I recently graduated from Harvard Law School. This is my weblog. It tries to be funny. E-mail me if you like it. For an index of what's lurking in the archives, sorted by category, click here.

Monday, March 14, 2005

More on the socks dilemma from three posts below -- read upwards from last night's post if you're just tuning in. My friend e-mailed me some more explanation on why he thinks it's a good test of what kind of a person you are; I think I'm pretty much on board. It's kind of a neat thing to think about. I'm adding "the sock test" to my mental list of ways to sort people into two categories. It becomes test #3 in that list. Test #1 is "the well test": if you were stuck at the bottom of a well, would the person help you, even if they were on their way to something important? This is a fairly low bar, I think, but I feel like a lot of people fail it. Test #2 is "the crossing the street test": do you trust the person not to lead you into oncoming traffic? This one's not a good person / bad person test at all, but more of a test, I think, of who's the adult in any given relationship. With some friends -- and this isn't a good thing or a bad thing, necessarily at all -- I feel like there becomes a dynamic where some people are leaders more often than not, and some people are followers, and I totally feel like people can be both, depending on who they're with. But it becomes a question of who's the one watching for traffic; who's the one deciding whether or not we're crossing the street, and who's the one following the leader. I feel like in some settings, I'm totally the one you can trust to not cross into oncoming traffic, but in other situations, I can become completely oblivious, because I implicitly just trust the person or people I'm with to take care of trifling stuff like making sure we don't get hit by a bus or eaten by a bear. If that makes any sense. But, anyway, back to the sock test:

Here's how I would relate the sock scenario to law school - if the person got mad, they're going into corporate law. If they didn't mind, they're doing public interest law.

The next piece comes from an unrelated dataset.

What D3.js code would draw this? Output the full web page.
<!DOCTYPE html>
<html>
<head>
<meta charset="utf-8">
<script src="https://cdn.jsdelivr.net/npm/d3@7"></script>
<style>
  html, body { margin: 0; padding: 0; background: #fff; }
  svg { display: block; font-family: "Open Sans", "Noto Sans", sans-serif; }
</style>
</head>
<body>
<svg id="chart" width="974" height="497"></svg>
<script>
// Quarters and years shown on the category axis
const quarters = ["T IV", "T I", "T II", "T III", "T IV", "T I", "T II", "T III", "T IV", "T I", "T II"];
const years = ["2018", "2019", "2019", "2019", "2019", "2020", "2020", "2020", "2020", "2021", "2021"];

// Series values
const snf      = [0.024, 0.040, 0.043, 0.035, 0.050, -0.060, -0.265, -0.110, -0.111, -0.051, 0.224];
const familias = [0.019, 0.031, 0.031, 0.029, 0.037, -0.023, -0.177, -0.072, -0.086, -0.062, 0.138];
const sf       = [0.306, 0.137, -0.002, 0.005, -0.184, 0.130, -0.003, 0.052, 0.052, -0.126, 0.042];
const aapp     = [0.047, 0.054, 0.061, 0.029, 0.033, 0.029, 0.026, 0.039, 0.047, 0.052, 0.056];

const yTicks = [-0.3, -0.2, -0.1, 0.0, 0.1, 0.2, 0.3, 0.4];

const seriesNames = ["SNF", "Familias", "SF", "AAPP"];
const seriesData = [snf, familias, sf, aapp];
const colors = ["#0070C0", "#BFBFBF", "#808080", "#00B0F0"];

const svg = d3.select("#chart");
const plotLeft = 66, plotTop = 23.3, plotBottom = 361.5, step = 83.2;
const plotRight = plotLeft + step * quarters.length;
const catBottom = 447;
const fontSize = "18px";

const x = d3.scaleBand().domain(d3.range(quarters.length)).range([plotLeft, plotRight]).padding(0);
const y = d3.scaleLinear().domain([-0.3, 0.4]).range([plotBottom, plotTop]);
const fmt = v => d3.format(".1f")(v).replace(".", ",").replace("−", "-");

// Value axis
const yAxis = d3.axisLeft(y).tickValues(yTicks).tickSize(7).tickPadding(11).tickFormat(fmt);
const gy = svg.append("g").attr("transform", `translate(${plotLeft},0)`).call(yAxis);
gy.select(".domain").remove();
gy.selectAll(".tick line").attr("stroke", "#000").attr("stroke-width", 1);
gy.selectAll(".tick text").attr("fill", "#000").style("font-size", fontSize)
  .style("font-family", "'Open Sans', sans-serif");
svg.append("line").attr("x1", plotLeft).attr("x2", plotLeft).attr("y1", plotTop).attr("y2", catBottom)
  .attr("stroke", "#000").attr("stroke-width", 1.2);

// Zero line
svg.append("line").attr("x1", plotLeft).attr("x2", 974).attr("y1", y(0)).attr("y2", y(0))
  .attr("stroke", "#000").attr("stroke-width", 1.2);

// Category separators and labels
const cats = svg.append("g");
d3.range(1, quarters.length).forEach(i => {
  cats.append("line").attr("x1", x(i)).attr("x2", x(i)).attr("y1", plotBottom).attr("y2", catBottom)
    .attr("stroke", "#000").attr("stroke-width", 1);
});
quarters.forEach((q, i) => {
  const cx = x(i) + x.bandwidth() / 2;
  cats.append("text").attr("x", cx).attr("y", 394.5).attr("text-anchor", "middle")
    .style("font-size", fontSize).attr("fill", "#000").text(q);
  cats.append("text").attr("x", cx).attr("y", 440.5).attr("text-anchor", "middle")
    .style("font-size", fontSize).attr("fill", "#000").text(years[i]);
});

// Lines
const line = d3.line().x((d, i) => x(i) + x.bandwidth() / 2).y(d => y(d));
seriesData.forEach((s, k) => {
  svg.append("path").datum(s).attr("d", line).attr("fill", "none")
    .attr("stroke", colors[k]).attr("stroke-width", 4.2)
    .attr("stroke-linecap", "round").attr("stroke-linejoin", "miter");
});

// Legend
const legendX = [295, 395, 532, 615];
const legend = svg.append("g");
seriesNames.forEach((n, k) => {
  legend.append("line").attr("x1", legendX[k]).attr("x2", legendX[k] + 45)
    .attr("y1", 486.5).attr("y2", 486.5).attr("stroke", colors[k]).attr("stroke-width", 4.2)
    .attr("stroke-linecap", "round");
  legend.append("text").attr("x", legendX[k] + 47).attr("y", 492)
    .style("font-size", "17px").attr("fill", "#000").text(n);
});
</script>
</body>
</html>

Getting mad means you focus on only how it affects you, while not getting mad means you see a broader picture. Why? Having one pair of socks "stolen" certainly makes you worse off. Other things being equal, having one less pair of socks is not good. But it's such a trivial amount of worse off - nobody should really miss one pair of socks. A nicer, more compassionate person would not mind being very slightly worse off it it meant someone else was significantly better off. This doesn't mean we all should be perfect utilitarians. I certainly value benefits and detriments to myself more than I would to other people - I'm not going to give up my comfortable existence to go work in the peace corps, for example. But I would gladly give up one pair of socks to someone with wet feet (especially if that person wasn't some nameless, faceless person, but somebody I knew or a friend of a friend)

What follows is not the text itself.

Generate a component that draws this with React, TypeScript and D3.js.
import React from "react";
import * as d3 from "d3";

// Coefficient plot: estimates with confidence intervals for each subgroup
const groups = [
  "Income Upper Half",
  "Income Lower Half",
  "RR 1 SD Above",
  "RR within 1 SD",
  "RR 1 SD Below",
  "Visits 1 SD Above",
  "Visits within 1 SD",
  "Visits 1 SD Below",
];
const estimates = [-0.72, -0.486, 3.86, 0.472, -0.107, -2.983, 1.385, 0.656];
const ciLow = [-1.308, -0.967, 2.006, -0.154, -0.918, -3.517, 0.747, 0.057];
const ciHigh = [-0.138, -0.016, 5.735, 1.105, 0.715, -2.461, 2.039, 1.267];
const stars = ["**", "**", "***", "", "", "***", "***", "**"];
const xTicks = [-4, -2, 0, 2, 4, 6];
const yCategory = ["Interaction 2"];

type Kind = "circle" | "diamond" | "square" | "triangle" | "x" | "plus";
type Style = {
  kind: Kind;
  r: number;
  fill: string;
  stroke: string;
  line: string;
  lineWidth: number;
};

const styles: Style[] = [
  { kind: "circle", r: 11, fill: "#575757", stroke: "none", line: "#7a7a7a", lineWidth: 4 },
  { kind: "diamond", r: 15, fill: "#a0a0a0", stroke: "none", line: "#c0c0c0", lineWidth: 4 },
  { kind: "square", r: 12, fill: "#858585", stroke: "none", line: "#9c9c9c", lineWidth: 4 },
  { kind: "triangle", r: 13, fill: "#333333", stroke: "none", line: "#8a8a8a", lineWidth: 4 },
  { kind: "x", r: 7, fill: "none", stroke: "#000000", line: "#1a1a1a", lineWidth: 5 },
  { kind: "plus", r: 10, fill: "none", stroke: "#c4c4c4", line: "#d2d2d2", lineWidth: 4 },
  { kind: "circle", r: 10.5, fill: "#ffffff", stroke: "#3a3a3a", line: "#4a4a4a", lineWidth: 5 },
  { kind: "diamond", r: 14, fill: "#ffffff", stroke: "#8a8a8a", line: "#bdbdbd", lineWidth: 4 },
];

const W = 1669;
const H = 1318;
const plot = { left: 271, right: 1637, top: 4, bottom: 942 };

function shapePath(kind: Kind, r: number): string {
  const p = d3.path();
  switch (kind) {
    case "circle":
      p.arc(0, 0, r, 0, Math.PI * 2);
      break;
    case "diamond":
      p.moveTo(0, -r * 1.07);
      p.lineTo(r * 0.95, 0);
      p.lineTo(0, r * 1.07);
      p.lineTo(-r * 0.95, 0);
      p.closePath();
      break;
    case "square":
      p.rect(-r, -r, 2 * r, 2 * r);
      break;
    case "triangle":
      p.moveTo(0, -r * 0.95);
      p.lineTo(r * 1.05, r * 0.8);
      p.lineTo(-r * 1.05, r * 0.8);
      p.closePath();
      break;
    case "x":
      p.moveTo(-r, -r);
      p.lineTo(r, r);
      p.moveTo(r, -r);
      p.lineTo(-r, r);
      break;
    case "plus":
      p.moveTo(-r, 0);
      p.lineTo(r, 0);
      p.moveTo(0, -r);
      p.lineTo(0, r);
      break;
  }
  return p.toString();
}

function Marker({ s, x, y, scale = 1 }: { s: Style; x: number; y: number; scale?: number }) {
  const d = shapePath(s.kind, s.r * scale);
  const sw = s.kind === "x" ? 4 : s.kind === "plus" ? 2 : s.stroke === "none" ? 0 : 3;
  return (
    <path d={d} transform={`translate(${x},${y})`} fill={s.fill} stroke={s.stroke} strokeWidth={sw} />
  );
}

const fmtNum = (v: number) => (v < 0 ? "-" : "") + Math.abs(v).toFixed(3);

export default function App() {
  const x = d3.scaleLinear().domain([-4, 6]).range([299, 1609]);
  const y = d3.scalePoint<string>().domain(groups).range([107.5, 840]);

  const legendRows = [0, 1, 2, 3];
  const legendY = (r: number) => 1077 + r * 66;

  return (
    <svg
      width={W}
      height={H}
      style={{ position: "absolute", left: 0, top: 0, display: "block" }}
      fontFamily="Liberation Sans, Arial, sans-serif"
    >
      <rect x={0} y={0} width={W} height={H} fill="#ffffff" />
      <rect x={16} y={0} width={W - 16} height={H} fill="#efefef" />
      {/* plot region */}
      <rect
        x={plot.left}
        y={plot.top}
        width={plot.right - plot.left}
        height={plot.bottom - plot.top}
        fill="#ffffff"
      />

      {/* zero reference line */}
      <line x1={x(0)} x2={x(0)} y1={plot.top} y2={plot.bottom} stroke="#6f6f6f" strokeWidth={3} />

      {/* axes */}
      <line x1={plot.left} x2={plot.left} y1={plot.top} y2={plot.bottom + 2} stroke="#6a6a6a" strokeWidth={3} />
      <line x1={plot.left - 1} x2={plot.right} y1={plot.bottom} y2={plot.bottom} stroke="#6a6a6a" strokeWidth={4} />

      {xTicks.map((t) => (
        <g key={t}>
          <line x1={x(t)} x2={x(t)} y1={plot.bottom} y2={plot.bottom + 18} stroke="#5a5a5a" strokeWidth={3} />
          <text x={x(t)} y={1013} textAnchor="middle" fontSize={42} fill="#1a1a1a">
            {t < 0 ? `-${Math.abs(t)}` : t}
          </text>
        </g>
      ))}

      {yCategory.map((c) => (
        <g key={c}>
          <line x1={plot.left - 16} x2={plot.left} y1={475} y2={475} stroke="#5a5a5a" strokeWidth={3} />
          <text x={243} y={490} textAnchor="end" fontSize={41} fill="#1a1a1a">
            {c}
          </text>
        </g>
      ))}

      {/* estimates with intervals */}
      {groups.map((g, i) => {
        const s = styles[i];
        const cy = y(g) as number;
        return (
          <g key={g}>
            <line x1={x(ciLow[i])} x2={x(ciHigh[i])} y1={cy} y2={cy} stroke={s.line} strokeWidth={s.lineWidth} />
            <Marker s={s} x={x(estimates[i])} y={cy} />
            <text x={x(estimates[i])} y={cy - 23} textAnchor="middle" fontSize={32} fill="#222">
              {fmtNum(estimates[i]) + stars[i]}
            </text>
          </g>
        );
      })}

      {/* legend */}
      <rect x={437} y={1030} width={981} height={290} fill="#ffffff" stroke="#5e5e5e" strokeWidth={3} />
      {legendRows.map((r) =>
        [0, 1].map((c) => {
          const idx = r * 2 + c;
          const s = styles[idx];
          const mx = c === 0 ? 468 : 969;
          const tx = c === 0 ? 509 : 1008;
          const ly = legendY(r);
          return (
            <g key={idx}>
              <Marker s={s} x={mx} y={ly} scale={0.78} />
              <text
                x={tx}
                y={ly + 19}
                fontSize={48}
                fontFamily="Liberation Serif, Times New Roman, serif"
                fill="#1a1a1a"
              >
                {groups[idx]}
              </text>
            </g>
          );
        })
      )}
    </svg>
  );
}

Also, I think in this instance, the actual material good being stolen is so dumb, that the person's reaction isn't based on WHAT has been taken from them, but reflects their instinctual response to being wronged, and how they think they SHOULD FEEL when wronged. Jerks would simply label it "stealing" and that they were "wronged" and get pissed off. More evolved people would understand the nuance to the situation, that it wasn't really stealing and they weren't really violated.